What you will do
Please retype the records below exactly, leaving out any pictures.

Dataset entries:
------

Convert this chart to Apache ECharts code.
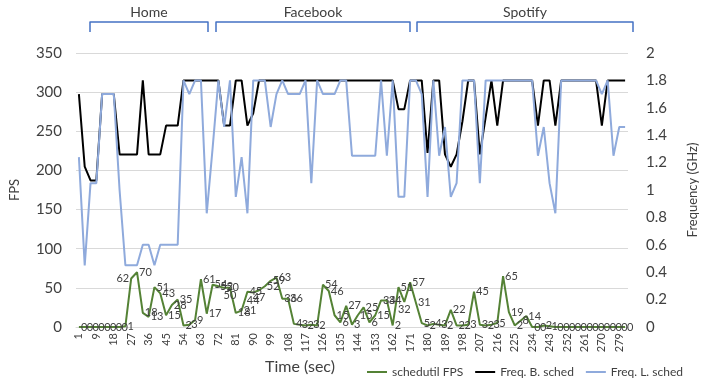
<!DOCTYPE html>
<html><head><meta charset="utf-8">
<script src="https://cdn.jsdelivr.net/npm/echarts@6/dist/echarts.min.js"></script>
<style>html,body{margin:0;padding:0;background:#fff}#c{width:710px;height:379px}</style>
</head><body><div id="c"></div>
<script>
const categories = [1,3,6,9,12,15,18,21,24,27,30,33,36,39,42,45,48,51,54,57,60,63,66,69,72,75,78,81,84,87,90,93,96,99,102,105,108,111,114,117,120,123,126,129,132,135,138,141,144,147,150,153,156,159,162,165,168,171,174,177,180,183,186,189,192,195,198,201,204,207,210,213,216,219,222,225,228,231,234,237,240,243,246,249,252,255,258,261,264,267,270,273,276,279,282];

const schedutilFPS = [0,0,0,0,0,0,0,0,1,62,70,18,13,51,43,15,28,35,2,3,9,61,17,54,52,50,50,18,21,45,44,47,52,59,63,36,36,4,3,2,3,2,54,46,15,6,27,3,15,25,6,15,34,34,2,51,32,57,31,5,2,4,3,2,22,2,2,3,45,3,2,3,5,65,19,2,8,14,0,0,2,1,0,0,0,0,0,0,0,0,0,0,0,0,0];

const freqBig = [1.7,1.17,1.07,1.07,1.7,1.7,1.7,1.26,1.26,1.26,1.26,1.8,1.26,1.26,1.26,1.47,1.47,1.47,
1.8,1.8,1.8,1.8,1.8,1.8,1.8,
1.47,1.47,1.8,1.8,1.47,1.56,
1.8,1.8,1.8,1.8,1.8,1.8,1.8,1.8,1.8,1.8,1.8,1.8,1.8,1.8,1.8,1.8,1.8,1.8,1.8,1.8,1.8,1.8,1.8,1.8,
1.59,1.59,1.8,1.8,1.8,1.27,1.8,1.8,1.26,1.17,1.26,1.5,
1.8,1.8,1.26,1.53,1.8,1.47,
1.8,1.8,1.8,1.8,1.8,1.8,
1.47,1.8,1.8,1.47,
1.8,1.8,1.8,1.8,1.8,1.8,1.8,
1.47,1.8,1.8,1.8,1.8];

const freqLittle = [1.24,0.45,1.05,1.05,1.7,1.7,1.7,1.0,0.45,0.45,0.45,0.6,0.6,0.45,0.6,0.6,0.6,0.6,
1.8,1.7,1.8,1.8,0.83,1.3,1.8,1.46,1.8,0.95,1.24,0.83,
1.8,1.8,1.8,1.46,1.7,1.8,1.7,1.7,1.7,1.8,1.05,1.8,1.7,1.7,1.7,1.8,1.8,
1.25,1.25,1.25,1.25,1.25,
1.8,1.25,1.8,0.95,0.95,1.8,1.8,1.7,0.95,1.8,1.25,1.46,0.95,1.05,
1.8,1.8,1.8,
1.05,
1.8,1.8,1.8,1.8,1.8,1.8,1.8,1.8,1.8,
1.25,1.46,1.05,0.83,
1.8,1.8,1.8,1.8,1.8,1.8,1.8,
1.7,1.8,1.25,1.46,1.46];

const seriesNames = ['schedutil FPS','Freq. B. sched','Freq. L. sched'];
const groups = [
  {name:'Home', x1:90, x2:208},
  {name:'Facebook', x1:216, x2:410},
  {name:'Spotify', x1:417, x2:633}
];
// label placement tweaks (style only), keyed by point index
const labelPlacement = {9:'left', 26:'bottom', 30:'bottom', 31:'bottom', 56:'bottom'};

const FONT = 'Lato, "Open Sans", sans-serif';
const TXT = '#404040';
const chart = echarts.init(document.getElementById('c'), null, {renderer:'canvas'});

const fpsData = schedutilFPS.map((v, i) => labelPlacement[i]
  ? {value:v, label:{position:labelPlacement[i]}} : v);

const graphics = [];
groups.forEach(g => {
  graphics.push({
    type:'polyline', silent:true,
    shape:{points:[[g.x1,32],[g.x1,22],[g.x2,22],[g.x2,32]]},
    style:{fill:null, stroke:'#4472C4', lineWidth:1.5, lineJoin:'round'}
  });
  graphics.push({
    type:'text', silent:true, x:(g.x1+g.x2)/2, y:12,
    style:{text:g.name, fill:TXT, font:`14px ${FONT}`, textAlign:'center', textVerticalAlign:'middle'}
  });
});
graphics.push({
  type:'text', silent:true, x:300, y:367,
  style:{text:'Time (sec)', fill:TXT, font:`16px ${FONT}`, textAlign:'center', textVerticalAlign:'middle'}
});

chart.setOption({
  animation:false,
  backgroundColor:'#fff',
  textStyle:{fontFamily:FONT},
  grid:{left:75, right:82, top:53, bottom:52},
  legend:{
    data:seriesNames, left:362, top:361, icon:'rect', itemWidth:20, itemHeight:2, itemGap:12,
    textStyle:{fontSize:12, color:TXT, fontFamily:FONT}
  },
  xAxis:{
    type:'category', data:categories, boundaryGap:true,
    axisLine:{show:true, lineStyle:{color:'#d9d9d9'}},
    axisTick:{show:false},
    axisLabel:{rotate:90, interval:2, fontSize:11, color:TXT, fontFamily:FONT, margin:6}
  },
  yAxis:[
    {type:'value', min:0, max:350, interval:50,
     name:'FPS', nameLocation:'middle', nameGap:55, nameTextStyle:{fontSize:13, color:TXT, fontFamily:FONT},
     axisLine:{show:false}, axisTick:{show:false},
     axisLabel:{fontSize:15, color:TXT, fontFamily:FONT, margin:14},
     splitLine:{lineStyle:{color:'#d9d9d9', width:1}}},
    {type:'value', min:0, max:2, interval:0.2, position:'right',
     name:'Frequency (GHz)', nameLocation:'middle', nameGap:58, nameRotate:90,
     nameTextStyle:{fontSize:13, color:TXT, fontFamily:FONT},
     axisLine:{show:false}, axisTick:{show:false},
     axisLabel:{fontSize:15, color:TXT, fontFamily:FONT, margin:18},
     splitLine:{show:false}}
  ],
  series:[
    {name:seriesNames[0], type:'line', yAxisIndex:0, data:fpsData,
     symbol:'circle', symbolSize:0, showSymbol:true, showAllSymbol:true,
     lineStyle:{color:'#548235', width:2}, itemStyle:{color:'#548235'},
     labelLayout:{hideOverlap:false},
     label:{show:true, position:'right', distance:2, fontSize:11, color:TXT, fontFamily:FONT}},
    {name:seriesNames[1], type:'line', yAxisIndex:1, data:freqBig, symbol:'none',
     lineStyle:{color:'#000000', width:2}, itemStyle:{color:'#000000'}},
    {name:seriesNames[2], type:'line', yAxisIndex:1, data:freqLittle, symbol:'none',
     lineStyle:{color:'#8FAADC', width:2}, itemStyle:{color:'#8FAADC'}}
  ],
  graphic:graphics
});
</script>
</body></html>
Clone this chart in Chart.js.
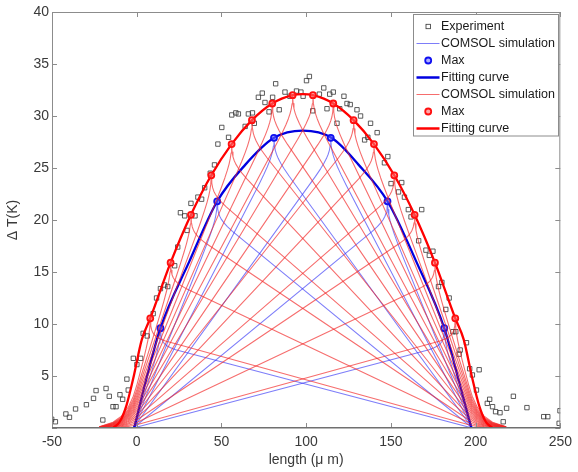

------

Exercise result
Convert this chart to Apache ECharts code.
<!DOCTYPE html>
<html><head><meta charset="utf-8">
<script src="https://cdn.jsdelivr.net/npm/echarts@6/dist/echarts.min.js"></script>
<style>html,body{margin:0;padding:0;background:#fff}#c{width:710px;height:379px}</style>
</head><body><div id="c"></div>
<script>
const categories = [1,3,6,9,12,15,18,21,24,27,30,33,36,39,42,45,48,51,54,57,60,63,66,69,72,75,78,81,84,87,90,93,96,99,102,105,108,111,114,117,120,123,126,129,132,135,138,141,144,147,150,153,156,159,162,165,168,171,174,177,180,183,186,189,192,195,198,201,204,207,210,213,216,219,222,225,228,231,234,237,240,243,246,249,252,255,258,261,264,267,270,273,276,279,282];

const schedutilFPS = [0,0,0,0,0,0,0,0,1,62,70,18,13,51,43,15,28,35,2,3,9,61,17,54,52,50,50,18,21,45,44,47,52,59,63,36,36,4,3,2,3,2,54,46,15,6,27,3,15,25,6,15,34,34,2,51,32,57,31,5,2,4,3,2,22,2,2,3,45,3,2,3,5,65,19,2,8,14,0,0,2,1,0,0,0,0,0,0,0,0,0,0,0,0,0];

const freqBig = [1.7,1.17,1.07,1.07,1.7,1.7,1.7,1.26,1.26,1.26,1.26,1.8,1.26,1.26,1.26,1.47,1.47,1.47,
1.8,1.8,1.8,1.8,1.8,1.8,1.8,
1.47,1.47,1.8,1.8,1.47,1.56,
1.8,1.8,1.8,1.8,1.8,1.8,1.8,1.8,1.8,1.8,1.8,1.8,1.8,1.8,1.8,1.8,1.8,1.8,1.8,1.8,1.8,1.8,1.8,1.8,
1.59,1.59,1.8,1.8,1.8,1.27,1.8,1.8,1.26,1.17,1.26,1.5,
1.8,1.8,1.26,1.53,1.8,1.47,
1.8,1.8,1.8,1.8,1.8,1.8,
1.47,1.8,1.8,1.47,
1.8,1.8,1.8,1.8,1.8,1.8,1.8,
1.47,1.8,1.8,1.8,1.8];

const freqLittle = [1.24,0.45,1.05,1.05,1.7,1.7,1.7,1.0,0.45,0.45,0.45,0.6,0.6,0.45,0.6,0.6,0.6,0.6,
1.8,1.7,1.8,1.8,0.83,1.3,1.8,1.46,1.8,0.95,1.24,0.83,
1.8,1.8,1.8,1.46,1.7,1.8,1.7,1.7,1.7,1.8,1.05,1.8,1.7,1.7,1.7,1.8,1.8,
1.25,1.25,1.25,1.25,1.25,
1.8,1.25,1.8,0.95,0.95,1.8,1.8,1.7,0.95,1.8,1.25,1.46,0.95,1.05,
1.8,1.8,1.8,
1.05,
1.8,1.8,1.8,1.8,1.8,1.8,1.8,1.8,1.8,
1.25,1.46,1.05,0.83,
1.8,1.8,1.8,1.8,1.8,1.8,1.8,
1.7,1.8,1.25,1.46,1.46];

const seriesNames = ['schedutil FPS','Freq. B. sched','Freq. L. sched'];
const groups = [
  {name:'Home', x1:90, x2:208},
  {name:'Facebook', x1:216, x2:410},
  {name:'Spotify', x1:417, x2:633}
];
// label placement tweaks (style only), keyed by point index
const labelPlacement = {9:'left', 26:'bottom', 30:'bottom', 31:'bottom', 56:'bottom'};

const FONT = 'Lato, "Open Sans", sans-serif';
const TXT = '#404040';
const chart = echarts.init(document.getElementById('c'), null, {renderer:'canvas'});

const fpsData = schedutilFPS.map((v, i) => labelPlacement[i]
  ? {value:v, label:{position:labelPlacement[i]}} : v);

const graphics = [];
groups.forEach(g => {
  graphics.push({
    type:'polyline', silent:true,
    shape:{points:[[g.x1,32],[g.x1,22],[g.x2,22],[g.x2,32]]},
    style:{fill:null, stroke:'#4472C4', lineWidth:1.5, lineJoin:'round'}
  });
  graphics.push({
    type:'text', silent:true, x:(g.x1+g.x2)/2, y:12,
    style:{text:g.name, fill:TXT, font:`14px ${FONT}`, textAlign:'center', textVerticalAlign:'middle'}
  });
});
graphics.push({
  type:'text', silent:true, x:300, y:367,
  style:{text:'Time (sec)', fill:TXT, font:`16px ${FONT}`, textAlign:'center', textVerticalAlign:'middle'}
});

chart.setOption({
  animation:false,
  backgroundColor:'#fff',
  textStyle:{fontFamily:FONT},
  grid:{left:75, right:82, top:53, bottom:52},
  legend:{
    data:seriesNames, left:362, top:361, icon:'rect', itemWidth:20, itemHeight:2, itemGap:12,
    textStyle:{fontSize:12, color:TXT, fontFamily:FONT}
  },
  xAxis:{
    type:'category', data:categories, boundaryGap:true,
    axisLine:{show:true, lineStyle:{color:'#d9d9d9'}},
    axisTick:{show:false},
    axisLabel:{rotate:90, interval:2, fontSize:11, color:TXT, fontFamily:FONT, margin:6}
  },
  yAxis:[
    {type:'value', min:0, max:350, interval:50,
     name:'FPS', nameLocation:'middle', nameGap:55, nameTextStyle:{fontSize:13, color:TXT, fontFamily:FONT},
     axisLine:{show:false}, axisTick:{show:false},
     axisLabel:{fontSize:15, color:TXT, fontFamily:FONT, margin:14},
     splitLine:{lineStyle:{color:'#d9d9d9', width:1}}},
    {type:'value', min:0, max:2, interval:0.2, position:'right',
     name:'Frequency (GHz)', nameLocation:'middle', nameGap:58, nameRotate:90,
     nameTextStyle:{fontSize:13, color:TXT, fontFamily:FONT},
     axisLine:{show:false}, axisTick:{show:false},
     axisLabel:{fontSize:15, color:TXT, fontFamily:FONT, margin:18},
     splitLine:{show:false}}
  ],
  series:[
    {name:seriesNames[0], type:'line', yAxisIndex:0, data:fpsData,
     symbol:'circle', symbolSize:0, showSymbol:true, showAllSymbol:true,
     lineStyle:{color:'#548235', width:2}, itemStyle:{color:'#548235'},
     labelLayout:{hideOverlap:false},
     label:{show:true, position:'right', distance:2, fontSize:11, color:TXT, fontFamily:FONT}},
    {name:seriesNames[1], type:'line', yAxisIndex:1, data:freqBig, symbol:'none',
     lineStyle:{color:'#000000', width:2}, itemStyle:{color:'#000000'}},
    {name:seriesNames[2], type:'line', yAxisIndex:1, data:freqLittle, symbol:'none',
     lineStyle:{color:'#8FAADC', width:2}, itemStyle:{color:'#8FAADC'}}
  ],
  graphic:graphics
});
</script>
</body></html>
Clone this chart in Chart.js.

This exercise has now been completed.